My Fragile Reflection

By: James Teague


Three years ago, someone very important to me attempted to educate me on white privilege and explain how I had benefited from it all my life and will continue benefiting from it. She informed me that by not recognizing the existence of my privilege, I was contributing to racism. Unfortunately, I was nowhere near ready to accept that. Guilt would have been an appropriate, healthy emotion for me to feel when confronted with the fact that systemic racism not only existed in the United States, but that I was part of that problem. However, guilt was nowhere to be found. In its place, an overwhelming feeling of carried shame stood proudly. Guilt and carried shame often get convoluted in our society, so I believe it’s important to define them. In the precise words of Pia Mellody, renowned lecturer and author of Facing Codepence, “guilt is an uncomfortable or gnawing feeling in the abdomen about an action or thought that transgresses our value system, accompanied by a sense of wrongness”(Mellody, 1989, 95). Put simply, guilt is feeling bad about a particular behavior that goes against our values, in my case, contributing to systemic racism in America. On the other hand, when experiencing carried shame, “we may feel mortified, worthless, and horrible about ourselves” and experience “a dreadful sense of inadequacy”(Mellody, 1989, 98-9). In other words, I didn’t just feel bad about my past actions, I felt like I was bad. Overwhelming feelings of inadequacy consumed me as I struggled to process this. Having a dysfunctional understanding of my innate human worth and difficulty experiencing appropriate levels of self-esteem, I was in no position to work through this emotion. In order to protect my ego from the truth, defense mechanisms such as denial, rationalization, and minimization came to my rescue. My response went something like this “How could I be privileged when I was raised in a low-class family by a single mom? How could I be privileged when I was working five nights a week to put myself through college?” At that point, I was throwing out just about every excuse in the book to dodge this feeling and avoid confronting my character defects. 
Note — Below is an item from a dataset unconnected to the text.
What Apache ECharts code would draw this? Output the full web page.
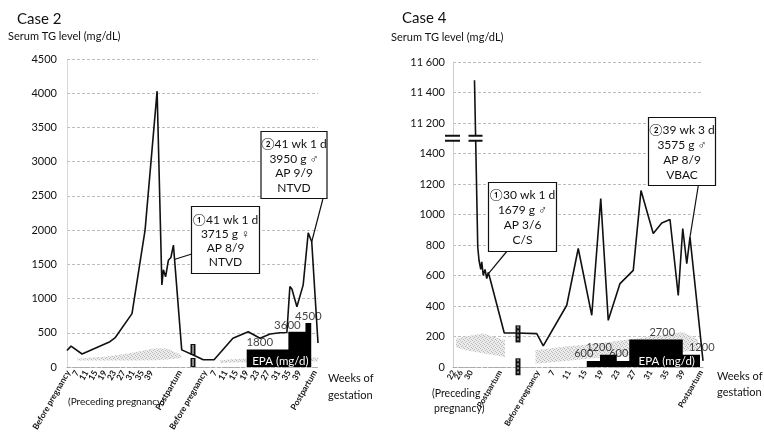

Fast forward a year or so, a bad breakup and a bit of divine intervention landed me on a couch face to face with a therapist. For the first time in my life, I was introduced to healthy change. In therapy, I learned to cultivate self-esteem through unconditional human worth, love, and growth. As time went on, I learned to shut my mouth, lend my ears, and open my heart. By listening to the stories of others, I learned that simply labeling myself as a ‘non-racist’ was not enough; I needed to be anti-racist if I wanted to be an ally. As someone who has recently experienced hard change, I know that change isn’t possible without honesty and vulnerability, which are characteristics that many people in the US lack. So, I’ll share my honest feelings on the state of our nation. In the present moment, I feel discouraged as I watch my white friends and family wait for the noise to die, so they can readjust to their comfortable positions of complacent slumber, I feel frustrated as I watch the media gaslight the emotions of 400 years of oppression, and I feel guilty as I reflect on how many valuable, black souls had to be torn from this world before I was ready to look in the mirror. It’s important that I let these feelings sink in as I stand alongside those born into a system that doesn’t recognize their unconditional human value.


References:

Mellody, P., Miller, A. W., & Miller, J. K. (1989). Facing codependence: What it is,

where it comes from, how it sabotages our lives. San Francisco: Harper & Row.